Law 360: Diebold Loses Bid To Toss ERISA Class Action

Law 360
May 30, 2008

Law360, New York (May 30, 2008) -- Automatic teller manufacturer Diebold Inc. has lost a battle to throw out a consolidated class action accusing the company and top executives of issuing misleading statements and mismanaging its employees' retirement benefits.

In a ruling issued Wednesday Judge Peter Economus, of the U.S. District Court for the Northern District of Ohio, said the plaintiffs, workers of the Ohio-based company, had put forth a case of fiduciary duty breaches sufficient to survive dismissal.

The complaint alleges that Diebold and the individual defendants artificially inflated the company's stock price in order to mislead its employees into investing their pensions in the company's stock, in violation of the Employee Retirement Income Security Act.

But Diebold and its directors had argued they were not fiduciaries of the workers' savings plan and could not be held liable for the alleged ERISA breaches, which included dissemination of false financial statements to boost the company's stock performance.

Judge Economus was not persuaded by the argument, however, saying the defendants fell under the “liberal definition” of an ERISA fiduciary operative at the motion-to-dismiss stage of the proceedings.

The judge was equally unmoved by Diebold's argument that the company's reports to the U.S Securities And Exchange Commission, boasting about its performance and prospects, were not actionable under ERISA.

“To the extent that the alleged misrepresentations included in the company's public filings did not relate specifically to plan benefits, they are not actionable under ERISA. However, to the extent that the allegedly inaccurate or misleading communications relate to SEC filings that were incorporated by reference into the plan documents and/or were disseminated to plan participants, such misrepresentations are actionable under ERISA,” he said.

Diebold has been fighting to have the action dismissed for months. In October last year the company urged the court to look for guidance to the U.S. Court of Appeals for the Third Circuit, which rejected “artificial inflation” of securities claims.

The company filed a notice of supplemental authority claiming that the Third Circuit's decision in Edgar v. Avaya Inc. in September last year supported the company's motion to dismiss the class action.

Diebold said the Edgar case allegations, which accused Avaya of misconduct by permitting a company 401(k) plan to invest in Avaya stock and by creating misrepresentations of the company's future prospects, were “strikingly similar” to the claims made in its case.

The Third Circuit affirmed dismissal of the Edgar case, ruling that the plaintiffs did not prove facts that overcame a presumption of prudence for all eligible individual account plans.

Diebold said that it had complied with all ERISA disclosure obligations and the documents that the plaintiffs asserted were misleading also mentioned the risks that Diebold and its investors faced.

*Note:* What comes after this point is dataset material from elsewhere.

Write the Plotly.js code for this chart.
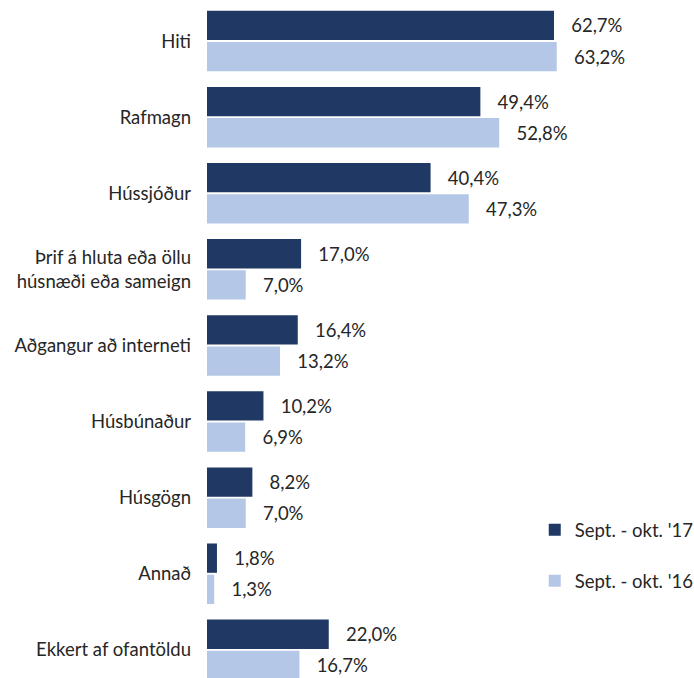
<!DOCTYPE html>
<html>
<head>
<meta charset="utf-8">
<script src="https://cdn.plot.ly/plotly-3.0.1.min.js"></script>
<style>html,body{margin:0;padding:0;background:#fff;}#chart{width:694px;height:678px;}</style>
</head>
<body>
<div id="chart"></div>
<script>
var categories = ["Hiti", "Rafmagn", "Hússjóður", "Þrif á hluta eða öllu<br>húsnæði eða sameign", "Aðgangur að interneti", "Húsbúnaður", "Húsgögn", "Annað", "Ekkert af ofantöldu"];
var series17Name = "Sept. - okt. '17";
var series16Name = "Sept. - okt. '16";
var values17 = [62.7, 49.4, 40.4, 17.0, 16.4, 10.2, 8.2, 1.8, 22.0];
var values16 = [63.2, 52.8, 47.3, 7.0, 13.2, 6.9, 7.0, 1.3, 16.7];

var pad = "\u00a0\u00a0\u00a0";
function fmt(v){ return pad + v.toFixed(1).replace('.', ',') + '%'; }

var labelFont = {family: "Lato, 'Open Sans', sans-serif", size: 18.5, color: '#262626'};

var traces = [
  {type: 'bar', orientation: 'h', name: series17Name, y: categories, x: values17,
   marker: {color: '#1f3864'}, text: values17.map(fmt), textposition: 'outside',
   textfont: labelFont, cliponaxis: false, legendgroup: 'a', hoverinfo: 'x+y'},
  {type: 'bar', orientation: 'h', name: series16Name, y: categories, x: values16,
   marker: {color: '#b4c7e7'}, text: values16.map(fmt), textposition: 'outside',
   textfont: labelFont, cliponaxis: false, legendgroup: 'b', hoverinfo: 'x+y'}
];

var layout = {
  width: 694, height: 678,
  margin: {l: 207, r: 0, t: 3, b: 0, autoexpand: false},
  paper_bgcolor: '#fff', plot_bgcolor: '#fff',
  barmode: 'group', bargap: 0.18, bargroupgap: 0.06,
  font: labelFont,
  xaxis: {range: [0, 88], showgrid: false, zeroline: false, showticklabels: false, showline: false, ticks: ''},
  yaxis: {type: 'category', range: [8.37, -0.5], showgrid: false, zeroline: false, showline: false,
          ticks: '', ticklabelstandoff: 15, tickfont: labelFont, automargin: false},
  showlegend: true,
  legend: {x: 0.673, xanchor: 'left', y: 0.247, yanchor: 'top', traceorder: 'grouped',
           tracegroupgap: 24, font: labelFont, bgcolor: 'rgba(0,0,0,0)', itemwidth: 30},
  uniformtext: {mode: false}
};

Plotly.newPlot('chart', traces, layout, {displayModeBar: false, staticPlot: true});
</script>
</body>
</html>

Diebold's motion to dismiss asserted that a charge misrepresenting the true value of securities is governed by securities law, rather than ERISA.

“Plaintiffs' singular reliance on securities law principles to resuscitate their claims, e.g., 'fraud on the market' and 'presumptions of reliance,' and securities law precedent ... only confirms that they cannot state any claim under ERISA statutory language and precedent,” Diebold had said.

“Plaintiffs' invocation of securities law principles and case law to avoid the argument that securities law provides the singular remedy is both ironic and fatal to their cause.”

In 2005 and 2006, Diebold was served with 10 lawsuits by shareholders and participants in the company’s 401(k) savings plan. Plaintiffs in four of the lawsuits alleging breaches of duties in connection with the plan consolidated their actions late in 2006.

Diebold also became the subject of a formal SEC probe last August. The SEC first turned its attention to the company after it reduced 2005 fourth-quarter earnings by $7 million and net income by $4.2 million in order to record some revenue in later quarters.

The plaintiffs are represented by Climaco Lefkowitz Peca Wilcox & Garofoli, Schiffrin Barroway, Harwood Feffer, Goldman Scarlato & Karon, and Gainey & McKenna.

Diebold is represented by Morgan Lewis & Bockius and Jones Day.

The case is In re: Diebold ERISA litigation, case number 5:06-cv-00170 in the U.S. District Court for the Northern District of Ohio.